February 15, 2018
On Thursday, 15 February 2018 at 18:30:57 UTC, Jonathan M Davis wrote:
> On Thursday, February 15, 2018 17:53:54 Kyle via Digitalmars-d-learn wrote:
>> I want to be able to pass an int to a function, then in the function ensure that the int is little-endian (whether it starts out that way or needs to be converted) before additional stuff is done to the passed int. The end goal is compliance with a remote console protocol that expects a little-endian 32-bit signed integer as part of a packet.
>
> Well, in the general case, you can't actually test whether an integer is little endian or not, though if you know that it's only allowed to be within a specific range of values, I suppose that you could infer which it is. And normally, whether a value is little endian or big endian is supposed to be well-defined by where it's used, but if you do have some rare case where that's not true, then it could interesting. That's why UTF-16 files are supposed to have BOMs.
>
> Either way, there's nothing in std.bitmanip geared towards guessing the endianness of an integral value. It's all based on the idea that an integral value is in the native endianness of the system and that the application knows whether a ubyte[n] contains bytes arranged as little endian or big endian.
>
> - Jonathan M Davis

I was thinking that the client could determine its own endianness and either convert the passed int to the other if big, or leave it alone if little, then send it to the server as little-endian at that point. Regardless, I just came across a vibe packaged RCON library by Benjamin Schaaf that may work for me, so that's the new plan, for now. All you guys helping people on the forums daily are awesome, it's still amazing to me that I can ask questions here and routinely get answers directly from core language contributors and D book authors. Thanks for what you do.
February 15, 2018
On Thursday, February 15, 2018 18:47:16 Kyle via Digitalmars-d-learn wrote:
> I was thinking that the client could determine its own endianness and either convert the passed int to the other if big, or leave it alone if little, then send it to the server as little-endian at that point.
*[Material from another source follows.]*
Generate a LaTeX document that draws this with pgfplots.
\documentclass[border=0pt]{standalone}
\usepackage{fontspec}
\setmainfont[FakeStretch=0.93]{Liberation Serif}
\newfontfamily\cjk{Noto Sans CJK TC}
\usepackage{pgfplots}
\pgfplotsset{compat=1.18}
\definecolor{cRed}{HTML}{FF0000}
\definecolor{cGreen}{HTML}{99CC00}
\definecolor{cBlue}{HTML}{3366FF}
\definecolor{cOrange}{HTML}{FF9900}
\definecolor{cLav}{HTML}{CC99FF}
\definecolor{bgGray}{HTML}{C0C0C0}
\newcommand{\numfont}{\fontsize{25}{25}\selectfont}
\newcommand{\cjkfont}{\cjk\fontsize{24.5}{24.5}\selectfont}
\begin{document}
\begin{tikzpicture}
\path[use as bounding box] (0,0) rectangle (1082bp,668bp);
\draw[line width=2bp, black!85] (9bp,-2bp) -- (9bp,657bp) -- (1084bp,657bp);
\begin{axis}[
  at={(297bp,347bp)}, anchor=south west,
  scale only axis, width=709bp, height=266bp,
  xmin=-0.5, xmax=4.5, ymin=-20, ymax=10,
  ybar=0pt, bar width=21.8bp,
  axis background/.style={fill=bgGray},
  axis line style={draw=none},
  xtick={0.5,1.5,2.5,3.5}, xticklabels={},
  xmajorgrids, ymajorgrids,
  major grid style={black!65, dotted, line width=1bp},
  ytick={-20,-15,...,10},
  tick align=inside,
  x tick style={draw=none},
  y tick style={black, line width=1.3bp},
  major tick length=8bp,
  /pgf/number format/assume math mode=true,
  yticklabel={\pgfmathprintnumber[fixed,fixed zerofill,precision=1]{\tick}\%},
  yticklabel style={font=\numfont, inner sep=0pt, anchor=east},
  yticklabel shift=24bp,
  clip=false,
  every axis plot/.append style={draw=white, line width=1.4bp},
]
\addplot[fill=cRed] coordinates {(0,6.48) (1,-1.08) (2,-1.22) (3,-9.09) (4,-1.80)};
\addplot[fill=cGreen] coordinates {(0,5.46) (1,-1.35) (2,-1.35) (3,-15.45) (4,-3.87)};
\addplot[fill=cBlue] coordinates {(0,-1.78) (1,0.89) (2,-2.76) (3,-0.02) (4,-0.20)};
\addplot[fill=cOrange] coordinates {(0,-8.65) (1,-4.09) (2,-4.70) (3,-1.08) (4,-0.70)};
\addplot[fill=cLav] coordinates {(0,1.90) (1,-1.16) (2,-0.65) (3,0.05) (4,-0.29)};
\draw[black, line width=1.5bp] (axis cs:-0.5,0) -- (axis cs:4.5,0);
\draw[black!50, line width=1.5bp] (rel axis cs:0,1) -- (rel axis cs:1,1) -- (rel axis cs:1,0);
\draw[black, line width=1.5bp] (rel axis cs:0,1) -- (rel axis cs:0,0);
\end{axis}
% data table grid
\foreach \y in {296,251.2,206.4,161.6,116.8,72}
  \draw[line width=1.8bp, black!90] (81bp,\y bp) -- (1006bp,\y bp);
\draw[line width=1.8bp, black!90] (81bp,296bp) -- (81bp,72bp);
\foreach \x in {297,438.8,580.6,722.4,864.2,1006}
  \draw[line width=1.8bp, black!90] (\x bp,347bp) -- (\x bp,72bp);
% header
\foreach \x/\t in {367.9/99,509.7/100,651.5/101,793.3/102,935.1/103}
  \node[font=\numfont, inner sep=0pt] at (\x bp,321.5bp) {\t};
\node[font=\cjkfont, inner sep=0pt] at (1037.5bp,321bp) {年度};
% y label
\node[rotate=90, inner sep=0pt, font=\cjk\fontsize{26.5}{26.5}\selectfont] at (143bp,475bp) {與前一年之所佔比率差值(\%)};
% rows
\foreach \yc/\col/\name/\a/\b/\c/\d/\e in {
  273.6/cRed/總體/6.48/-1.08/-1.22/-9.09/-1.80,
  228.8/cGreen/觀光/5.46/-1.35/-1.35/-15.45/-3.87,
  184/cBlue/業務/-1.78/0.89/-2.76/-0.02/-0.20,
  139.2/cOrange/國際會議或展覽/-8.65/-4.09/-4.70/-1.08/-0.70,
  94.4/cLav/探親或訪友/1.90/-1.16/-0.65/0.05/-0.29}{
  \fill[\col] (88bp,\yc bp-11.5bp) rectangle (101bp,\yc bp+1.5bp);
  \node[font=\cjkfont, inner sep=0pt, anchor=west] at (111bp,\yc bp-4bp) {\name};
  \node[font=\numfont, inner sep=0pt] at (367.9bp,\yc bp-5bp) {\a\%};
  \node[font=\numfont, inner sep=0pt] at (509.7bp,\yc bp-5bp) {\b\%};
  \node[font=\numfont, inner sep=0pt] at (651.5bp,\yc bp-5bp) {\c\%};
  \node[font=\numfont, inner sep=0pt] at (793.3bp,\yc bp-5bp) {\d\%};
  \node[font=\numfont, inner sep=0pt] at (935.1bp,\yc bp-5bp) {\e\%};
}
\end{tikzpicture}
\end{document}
nativeToBigEndian and nativeToLittleEndian convert integral values to the target endianness, taking the native endianness into account. So, if what you want to do is take an int and convert it to ubyte[4], then both of those functions will do that for you. It's just a question of what the target endianness is either. Either way, the endianness of the machine itself will be properly taken into account when that conversion is done, and you don't have to worry about it.